Exercise goal.
Produce an exact copy of the lines below that run from the line containing "Give me the" to the line containing "const fmt = v => v.toLocaleString('en-US');", inclusive; any picture is omitted.

Stored items.
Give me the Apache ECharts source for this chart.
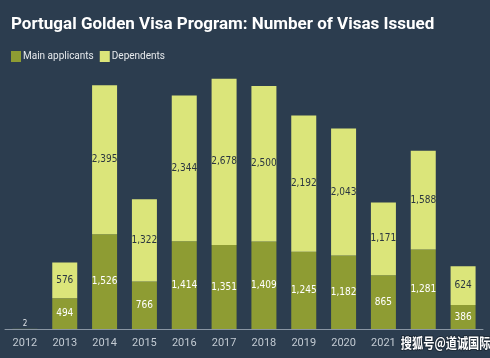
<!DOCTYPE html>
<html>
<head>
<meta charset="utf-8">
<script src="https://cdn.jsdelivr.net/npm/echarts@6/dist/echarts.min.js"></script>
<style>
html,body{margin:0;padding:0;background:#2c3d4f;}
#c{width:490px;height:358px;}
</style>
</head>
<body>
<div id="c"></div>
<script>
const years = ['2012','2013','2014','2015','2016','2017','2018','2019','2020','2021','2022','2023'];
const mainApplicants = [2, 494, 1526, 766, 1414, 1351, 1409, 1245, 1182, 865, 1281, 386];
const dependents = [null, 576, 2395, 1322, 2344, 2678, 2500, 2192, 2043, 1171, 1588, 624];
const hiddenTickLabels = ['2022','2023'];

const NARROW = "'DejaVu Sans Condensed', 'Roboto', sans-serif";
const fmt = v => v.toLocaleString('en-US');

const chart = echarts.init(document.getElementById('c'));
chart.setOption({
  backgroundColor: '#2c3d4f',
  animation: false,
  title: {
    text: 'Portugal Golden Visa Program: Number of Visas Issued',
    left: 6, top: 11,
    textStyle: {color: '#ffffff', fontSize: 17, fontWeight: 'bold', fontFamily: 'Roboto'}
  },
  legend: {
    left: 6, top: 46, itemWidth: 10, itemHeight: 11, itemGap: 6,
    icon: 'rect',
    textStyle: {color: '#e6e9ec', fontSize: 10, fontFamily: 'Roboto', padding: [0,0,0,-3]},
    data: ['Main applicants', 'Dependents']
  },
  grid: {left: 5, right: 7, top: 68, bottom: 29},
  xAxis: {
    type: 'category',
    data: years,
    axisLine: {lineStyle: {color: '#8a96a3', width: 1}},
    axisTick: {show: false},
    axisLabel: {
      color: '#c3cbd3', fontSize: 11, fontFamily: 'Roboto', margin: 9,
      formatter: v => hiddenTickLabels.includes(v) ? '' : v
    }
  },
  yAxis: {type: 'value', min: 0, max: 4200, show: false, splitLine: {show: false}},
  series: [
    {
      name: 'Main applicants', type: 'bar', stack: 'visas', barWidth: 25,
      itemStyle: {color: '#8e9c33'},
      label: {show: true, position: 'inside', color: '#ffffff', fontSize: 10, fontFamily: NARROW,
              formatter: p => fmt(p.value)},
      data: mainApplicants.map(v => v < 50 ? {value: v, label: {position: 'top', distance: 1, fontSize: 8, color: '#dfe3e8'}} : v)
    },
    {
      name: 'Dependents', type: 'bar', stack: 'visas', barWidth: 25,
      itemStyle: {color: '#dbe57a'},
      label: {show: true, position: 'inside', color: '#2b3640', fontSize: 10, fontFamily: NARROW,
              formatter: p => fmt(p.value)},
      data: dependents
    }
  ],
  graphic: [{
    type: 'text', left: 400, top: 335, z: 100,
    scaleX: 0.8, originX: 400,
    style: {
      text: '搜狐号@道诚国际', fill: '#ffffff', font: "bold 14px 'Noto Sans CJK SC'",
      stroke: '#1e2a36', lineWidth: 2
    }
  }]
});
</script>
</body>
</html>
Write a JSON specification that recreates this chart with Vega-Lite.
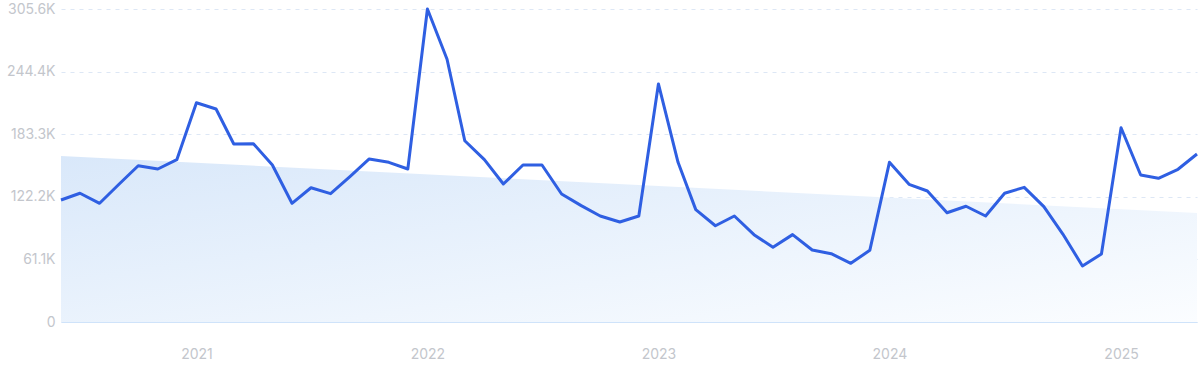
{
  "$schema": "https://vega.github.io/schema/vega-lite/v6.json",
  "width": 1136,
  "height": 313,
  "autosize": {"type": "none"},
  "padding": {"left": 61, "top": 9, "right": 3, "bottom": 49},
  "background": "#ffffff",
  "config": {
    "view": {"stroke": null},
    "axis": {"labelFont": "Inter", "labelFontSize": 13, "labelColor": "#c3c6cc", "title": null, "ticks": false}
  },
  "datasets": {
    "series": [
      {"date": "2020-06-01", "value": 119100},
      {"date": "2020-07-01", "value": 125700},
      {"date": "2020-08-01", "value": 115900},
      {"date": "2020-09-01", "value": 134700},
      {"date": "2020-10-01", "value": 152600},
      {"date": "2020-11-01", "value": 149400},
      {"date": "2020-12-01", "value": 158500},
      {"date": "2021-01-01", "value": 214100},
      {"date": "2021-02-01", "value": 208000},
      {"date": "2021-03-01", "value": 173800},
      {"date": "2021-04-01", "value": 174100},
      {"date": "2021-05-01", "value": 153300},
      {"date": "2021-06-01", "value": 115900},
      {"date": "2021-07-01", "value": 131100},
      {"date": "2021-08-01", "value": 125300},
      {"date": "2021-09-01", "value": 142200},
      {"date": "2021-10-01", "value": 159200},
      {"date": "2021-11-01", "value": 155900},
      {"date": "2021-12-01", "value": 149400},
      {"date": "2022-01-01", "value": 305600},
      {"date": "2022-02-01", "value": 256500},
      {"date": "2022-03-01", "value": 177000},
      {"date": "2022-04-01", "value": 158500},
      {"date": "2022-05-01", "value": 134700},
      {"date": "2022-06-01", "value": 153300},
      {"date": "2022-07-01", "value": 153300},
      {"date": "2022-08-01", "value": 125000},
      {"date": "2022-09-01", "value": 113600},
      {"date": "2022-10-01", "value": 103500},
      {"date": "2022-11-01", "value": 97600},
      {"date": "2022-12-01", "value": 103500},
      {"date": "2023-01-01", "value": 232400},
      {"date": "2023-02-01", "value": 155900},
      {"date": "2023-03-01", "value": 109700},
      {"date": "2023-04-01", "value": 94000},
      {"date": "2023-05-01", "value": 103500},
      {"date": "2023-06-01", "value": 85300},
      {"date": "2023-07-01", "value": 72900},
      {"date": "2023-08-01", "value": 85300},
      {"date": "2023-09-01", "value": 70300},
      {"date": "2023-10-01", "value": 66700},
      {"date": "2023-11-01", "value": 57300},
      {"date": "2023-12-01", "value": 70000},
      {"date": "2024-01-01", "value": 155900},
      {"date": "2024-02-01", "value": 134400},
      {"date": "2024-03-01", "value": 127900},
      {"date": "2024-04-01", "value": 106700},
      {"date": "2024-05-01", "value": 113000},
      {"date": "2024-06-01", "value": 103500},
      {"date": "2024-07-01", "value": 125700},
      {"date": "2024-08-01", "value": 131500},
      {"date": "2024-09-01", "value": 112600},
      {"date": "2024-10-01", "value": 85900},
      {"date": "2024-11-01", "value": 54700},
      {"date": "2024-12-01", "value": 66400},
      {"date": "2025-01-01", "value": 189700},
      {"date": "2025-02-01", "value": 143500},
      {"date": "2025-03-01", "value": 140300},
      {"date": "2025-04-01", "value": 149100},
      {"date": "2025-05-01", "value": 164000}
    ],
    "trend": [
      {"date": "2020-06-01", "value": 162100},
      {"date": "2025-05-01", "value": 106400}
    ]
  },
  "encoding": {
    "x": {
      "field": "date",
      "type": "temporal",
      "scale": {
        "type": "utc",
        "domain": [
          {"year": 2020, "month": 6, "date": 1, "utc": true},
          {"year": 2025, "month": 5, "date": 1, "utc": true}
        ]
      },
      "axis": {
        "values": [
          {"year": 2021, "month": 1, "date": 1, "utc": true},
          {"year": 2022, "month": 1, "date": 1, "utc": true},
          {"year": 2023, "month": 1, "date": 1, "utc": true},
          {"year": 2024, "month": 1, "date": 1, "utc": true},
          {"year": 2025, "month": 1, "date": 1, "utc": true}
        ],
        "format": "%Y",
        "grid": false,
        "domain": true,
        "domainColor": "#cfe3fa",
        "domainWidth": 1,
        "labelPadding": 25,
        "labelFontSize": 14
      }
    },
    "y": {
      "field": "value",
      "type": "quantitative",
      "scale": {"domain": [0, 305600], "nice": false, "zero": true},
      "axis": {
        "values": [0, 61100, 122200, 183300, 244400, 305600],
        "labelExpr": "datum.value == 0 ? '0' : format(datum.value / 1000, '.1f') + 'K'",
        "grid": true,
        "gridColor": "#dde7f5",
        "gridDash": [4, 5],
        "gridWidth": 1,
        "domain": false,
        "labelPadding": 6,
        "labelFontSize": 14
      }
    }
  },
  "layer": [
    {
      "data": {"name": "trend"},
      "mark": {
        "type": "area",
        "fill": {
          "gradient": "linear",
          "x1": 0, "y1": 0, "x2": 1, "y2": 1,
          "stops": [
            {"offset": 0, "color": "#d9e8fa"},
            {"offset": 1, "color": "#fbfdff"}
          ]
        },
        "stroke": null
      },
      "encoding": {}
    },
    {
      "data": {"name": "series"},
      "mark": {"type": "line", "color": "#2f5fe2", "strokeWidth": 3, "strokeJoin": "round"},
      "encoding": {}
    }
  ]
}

* * *

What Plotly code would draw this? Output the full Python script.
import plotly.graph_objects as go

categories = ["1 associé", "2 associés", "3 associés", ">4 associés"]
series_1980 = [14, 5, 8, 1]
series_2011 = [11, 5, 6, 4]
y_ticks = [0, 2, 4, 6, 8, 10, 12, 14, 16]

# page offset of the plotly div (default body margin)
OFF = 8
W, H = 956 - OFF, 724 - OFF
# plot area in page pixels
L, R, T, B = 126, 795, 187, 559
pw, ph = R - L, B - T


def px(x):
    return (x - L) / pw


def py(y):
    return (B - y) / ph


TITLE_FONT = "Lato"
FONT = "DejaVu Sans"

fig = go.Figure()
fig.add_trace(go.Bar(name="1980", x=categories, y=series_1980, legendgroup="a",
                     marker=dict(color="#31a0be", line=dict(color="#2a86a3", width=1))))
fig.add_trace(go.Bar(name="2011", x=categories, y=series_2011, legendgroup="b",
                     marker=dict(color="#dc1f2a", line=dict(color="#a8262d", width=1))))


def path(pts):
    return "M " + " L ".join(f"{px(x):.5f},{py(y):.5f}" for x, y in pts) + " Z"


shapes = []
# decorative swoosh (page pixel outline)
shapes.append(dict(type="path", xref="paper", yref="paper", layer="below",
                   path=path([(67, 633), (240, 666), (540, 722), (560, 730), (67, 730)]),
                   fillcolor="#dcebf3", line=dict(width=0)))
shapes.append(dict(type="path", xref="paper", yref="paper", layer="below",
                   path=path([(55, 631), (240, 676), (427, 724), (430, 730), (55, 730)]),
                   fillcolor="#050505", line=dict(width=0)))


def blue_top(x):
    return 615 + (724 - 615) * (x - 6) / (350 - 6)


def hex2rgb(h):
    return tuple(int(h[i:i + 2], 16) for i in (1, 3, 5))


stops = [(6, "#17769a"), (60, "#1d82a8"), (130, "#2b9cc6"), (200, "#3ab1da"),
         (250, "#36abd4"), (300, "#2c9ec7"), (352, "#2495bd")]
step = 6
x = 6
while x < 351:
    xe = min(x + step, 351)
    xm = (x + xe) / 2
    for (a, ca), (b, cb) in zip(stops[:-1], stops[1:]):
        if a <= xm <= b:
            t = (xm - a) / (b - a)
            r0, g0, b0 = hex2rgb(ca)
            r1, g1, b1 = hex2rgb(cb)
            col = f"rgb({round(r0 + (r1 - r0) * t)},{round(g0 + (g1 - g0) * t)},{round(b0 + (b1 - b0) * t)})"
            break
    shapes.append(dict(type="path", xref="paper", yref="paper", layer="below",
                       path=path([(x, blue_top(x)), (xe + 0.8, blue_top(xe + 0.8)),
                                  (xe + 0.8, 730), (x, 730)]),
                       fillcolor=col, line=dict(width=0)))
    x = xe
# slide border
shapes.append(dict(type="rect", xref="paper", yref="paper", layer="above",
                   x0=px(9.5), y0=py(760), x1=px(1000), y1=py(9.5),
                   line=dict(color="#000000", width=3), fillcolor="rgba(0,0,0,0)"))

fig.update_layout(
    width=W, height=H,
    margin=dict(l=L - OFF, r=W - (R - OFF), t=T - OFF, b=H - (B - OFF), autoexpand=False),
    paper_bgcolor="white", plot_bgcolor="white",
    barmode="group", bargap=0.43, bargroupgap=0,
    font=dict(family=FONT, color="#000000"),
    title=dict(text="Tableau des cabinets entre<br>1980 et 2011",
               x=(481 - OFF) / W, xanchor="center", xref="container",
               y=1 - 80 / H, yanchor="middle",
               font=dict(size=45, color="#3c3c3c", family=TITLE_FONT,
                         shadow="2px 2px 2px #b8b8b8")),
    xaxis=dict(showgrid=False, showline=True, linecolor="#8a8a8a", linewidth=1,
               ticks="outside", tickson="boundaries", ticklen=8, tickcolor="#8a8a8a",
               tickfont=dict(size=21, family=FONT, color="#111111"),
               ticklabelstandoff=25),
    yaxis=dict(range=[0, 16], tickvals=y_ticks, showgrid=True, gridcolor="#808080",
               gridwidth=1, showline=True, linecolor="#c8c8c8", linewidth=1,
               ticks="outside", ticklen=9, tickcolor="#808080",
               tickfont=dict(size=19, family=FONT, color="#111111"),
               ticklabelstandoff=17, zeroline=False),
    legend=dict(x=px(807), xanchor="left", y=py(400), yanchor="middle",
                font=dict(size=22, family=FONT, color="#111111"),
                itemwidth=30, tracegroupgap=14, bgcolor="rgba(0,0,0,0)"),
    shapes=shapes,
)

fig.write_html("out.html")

Written solution.
Give me the Apache ECharts source for this chart.
<!DOCTYPE html>
<html>
<head>
<meta charset="utf-8">
<script src="https://cdn.jsdelivr.net/npm/echarts@6/dist/echarts.min.js"></script>
<style>
html,body{margin:0;padding:0;background:#2c3d4f;}
#c{width:490px;height:358px;}
</style>
</head>
<body>
<div id="c"></div>
<script>
const years = ['2012','2013','2014','2015','2016','2017','2018','2019','2020','2021','2022','2023'];
const mainApplicants = [2, 494, 1526, 766, 1414, 1351, 1409, 1245, 1182, 865, 1281, 386];
const dependents = [null, 576, 2395, 1322, 2344, 2678, 2500, 2192, 2043, 1171, 1588, 624];
const hiddenTickLabels = ['2022','2023'];

const NARROW = "'DejaVu Sans Condensed', 'Roboto', sans-serif";
const fmt = v => v.toLocaleString('en-US');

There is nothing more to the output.